── Data section ──

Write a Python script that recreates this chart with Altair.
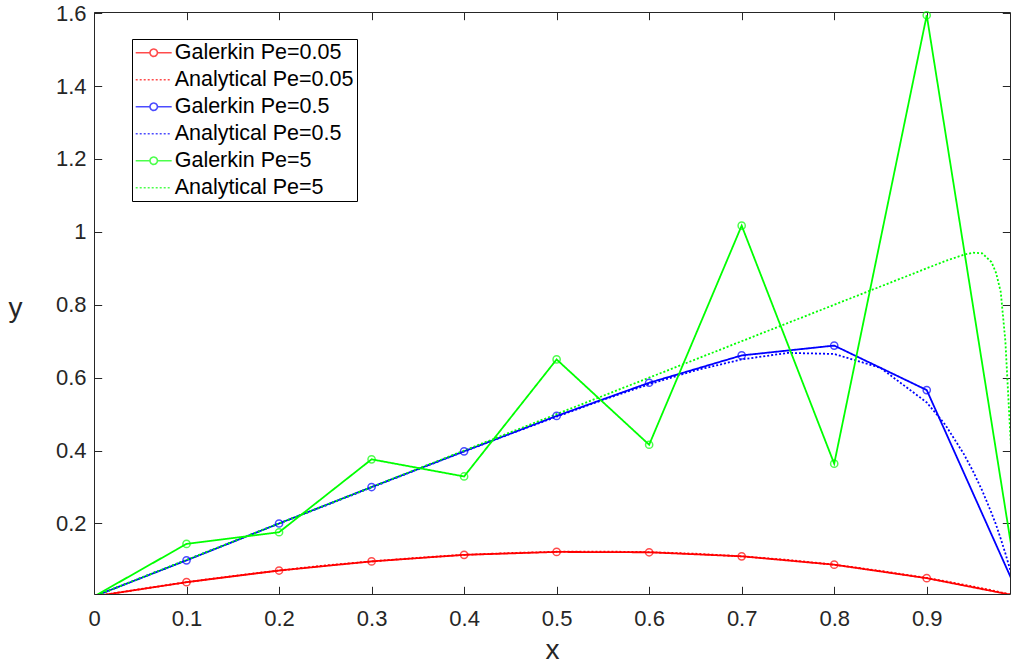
import altair as alt
import pandas as pd

# ---------------- data ----------------
x_nodes = [0.0, 0.1, 0.2, 0.3, 0.4, 0.5, 0.6, 0.7, 0.8, 0.9, 1.0]
galerkin_005 = [0.0, 0.039, 0.071, 0.096, 0.114, 0.122, 0.121, 0.110, 0.087, 0.050, 0.0]
galerkin_05 = [0.0, 0.099, 0.200, 0.300, 0.398, 0.495, 0.586, 0.661, 0.688, 0.566, 0.0]
galerkin_5 = [0.0, 0.144, 0.176, 0.376, 0.329, 0.650, 0.416, 1.017, 0.364, 1.594, 0.0]

x_exact = [0.0, 0.05, 0.1, 0.15, 0.2, 0.25, 0.3, 0.35, 0.4, 0.45,
           0.5, 0.55, 0.6, 0.65, 0.7, 0.75, 0.8, 0.85, 0.9,
           0.92, 0.94, 0.95, 0.96, 0.97, 0.975, 0.98, 0.985, 0.99, 1.0]
exact_005 = [0.0, 0.020, 0.039, 0.056, 0.071, 0.085, 0.096, 0.106, 0.114, 0.119,
             0.1225, 0.123, 0.1215, 0.117, 0.110, 0.100, 0.087, 0.070, 0.0505,
             0.0416, 0.032, 0.027, 0.022, 0.017, 0.014, 0.011, 0.0085, 0.0057, 0.0]
exact_05 = [0.0, 0.05, 0.1, 0.15, 0.2, 0.249, 0.299, 0.3485, 0.3975, 0.446,
            0.493, 0.539, 0.582, 0.620, 0.650, 0.668, 0.665, 0.627, 0.532,
            0.471, 0.391, 0.3435, 0.290, 0.229, 0.196, 0.158, 0.118, 0.075, 0.0]
exact_5 = [0.0, 0.05, 0.1, 0.15, 0.2, 0.25, 0.3, 0.35, 0.4, 0.45,
           0.5, 0.55, 0.6, 0.65, 0.7, 0.75, 0.8, 0.85, 0.9,
           0.92, 0.937, 0.943, 0.941, 0.917, 0.887, 0.835, 0.70, 0.46, 0.0]

names = ["Galerkin Pe=0.05", "Analytical Pe=0.05",
         "Galerkin Pe=0.5", "Analytical Pe=0.5",
         "Galerkin Pe=5", "Analytical Pe=5"]
colors = ["#ff0000", "#ff0000", "#0000ff", "#0000ff", "#00ff00", "#00ff00"]
dashes = [[1, 0], [2, 2], [1, 0], [2, 2], [1, 0], [2, 2]]

x_ticks = [0, 0.1, 0.2, 0.3, 0.4, 0.5, 0.6, 0.7, 0.8, 0.9]
y_ticks = [0.2, 0.4, 0.6, 0.8, 1.0, 1.2, 1.4, 1.6]

# legend sample symbols (line with marker / dotted line)
SYM_MARKER = "M-1,0H0.43M1.17,0H2.6M1.17,0A0.37,0.37 0 1 1 0.43,0A0.37,0.37 0 1 1 1.17,0"
SYM_LINE = "M-1,0H2.6"
legend_shapes = [SYM_MARKER, SYM_LINE, SYM_MARKER, SYM_LINE, SYM_MARKER, SYM_LINE]

# ---------------- tables ----------------
rows = []
series = [(names[0], x_nodes, galerkin_005), (names[1], x_exact, exact_005),
          (names[2], x_nodes, galerkin_05), (names[3], x_exact, exact_05),
          (names[4], x_nodes, galerkin_5), (names[5], x_exact, exact_5)]
for k, (nm, xs, ys) in enumerate(series):
    for i, (xv, yv) in enumerate(zip(xs, ys)):
        rows.append({"x": xv, "y": yv, "name": nm, "k": k, "i": i})
df = pd.DataFrame(rows)
df_nodes = df[df["name"].str.startswith("Galerkin")]

F = "Liberation Sans"
AX = "#262626"
X_DOMAIN = [0, 0.99]
Y_DOMAIN = [0.0066, 1.603]

xscale = alt.Scale(domain=X_DOMAIN, nice=False, zero=False)
yscale = alt.Scale(domain=Y_DOMAIN, nice=False, zero=False)
color_scale = alt.Scale(domain=names, range=colors)


def make_legend():
    return alt.Legend(
        orient="none", legendX=38, legendY=27, title=None,
        symbolSize=400, symbolStrokeWidth=1.6, symbolFillColor="transparent",
        labelFont=F, labelFontSize=21.5, labelColor="black", labelLimit=500,
        labelOffset=18, rowPadding=5, padding=2.7,
        strokeColor="black", fillColor="white", cornerRadius=0,
    )


x_axis_bottom = alt.Axis(
    values=x_ticks, format="~g", domain=False, grid=False,
    ticks=True, tickSize=7.7, offset=-7.7, tickColor=AX, tickWidth=1,
    labelFont=F, labelFontSize=22, labelColor=AX, labelPadding=14,
    labelFlush=False, labelOverlap=False,
    title="x", titleFont=F, titleFontSize=28, titleFontWeight="normal",
    titleColor=AX, titleY=72, titleBaseline="alphabetic",
)
y_axis_left = alt.Axis(
    values=y_ticks, format="~g", domain=False, grid=False,
    ticks=True, tickSize=7.7, offset=-7.7, tickColor=AX, tickWidth=1,
    labelFont=F, labelFontSize=22, labelColor=AX, labelPadding=8,
    labelFlush=False, labelOverlap=False,
    title="y", titleFont=F, titleFontSize=28, titleFontWeight="normal",
    titleColor=AX, titleAngle=0, titleAlign="center", titleBaseline="alphabetic",
    titleX=-86.7, titleY=304,
)
x_axis_top = alt.Axis(
    orient="top", values=x_ticks, domain=False, grid=False, labels=False,
    ticks=True, tickSize=7.7, offset=-7.7, tickColor=AX, tickWidth=1, title=None,
)
y_axis_right = alt.Axis(
    orient="right", values=y_ticks, domain=False, grid=False, labels=False,
    ticks=True, tickSize=7.7, offset=-7.7, tickColor=AX, tickWidth=1, title=None,
)

lines = alt.Chart(df).mark_line(clip=True, strokeWidth=1.8, strokeCap="butt").encode(
    x=alt.X("x:Q", scale=xscale, axis=x_axis_bottom),
    y=alt.Y("y:Q", scale=yscale, axis=y_axis_left),
    color=alt.Color("name:N", scale=color_scale, legend=make_legend()),
    strokeDash=alt.StrokeDash("name:N", scale=alt.Scale(domain=names, range=dashes),
                              legend=make_legend()),
    order=alt.Order("i:Q"),
)

# markers are only drawn where their centre lies inside the axes
points = alt.Chart(df_nodes).transform_filter(
    f"datum.y >= {Y_DOMAIN[0]} && datum.x <= {X_DOMAIN[1]}"
).mark_point(
    shape="circle", filled=False, size=52, strokeWidth=1.5, clip=False
).encode(
    x=alt.X("x:Q", scale=xscale, axis=x_axis_top),
    y=alt.Y("y:Q", scale=yscale, axis=y_axis_right),
    stroke=alt.Stroke("name:N",
                      scale=alt.Scale(domain=[names[0], names[2], names[4]],
                                      range=[colors[0], colors[2], colors[4]]),
                      legend=None),
)

# carries the legend symbol shapes only (draws no data)
legend_layer = alt.Chart(df).transform_filter("datum.x > 5").mark_point(
    filled=False
).encode(
    x=alt.X("x:Q", scale=xscale, axis=None),
    y=alt.Y("y:Q", scale=yscale, axis=None),
    color=alt.Color("name:N", scale=color_scale, legend=make_legend()),
    shape=alt.Shape("name:N", scale=alt.Scale(domain=names, range=legend_shapes),
                    legend=make_legend()),
)

chart = (
    alt.layer(lines, points, legend_layer)
    .resolve_axis(x="independent", y="independent")
    .properties(
        width=916, height=582,
        autosize=alt.AutoSizeParams(type="none"),
        padding={"left": 94, "top": 12, "right": 1, "bottom": 70},
        background="white",
    )
    .configure_view(stroke=AX, strokeWidth=1)
)

chart.save("out.html", embed_options={"renderer": "svg", "actions": False})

───

[Requirement] Take the material above from its first line through the line holding "import pandas as pd" and set it down exactly, without the pictures.

[Output for this exercise]
Write a Python script that recreates this chart with Altair.
import altair as alt
import pandas as pd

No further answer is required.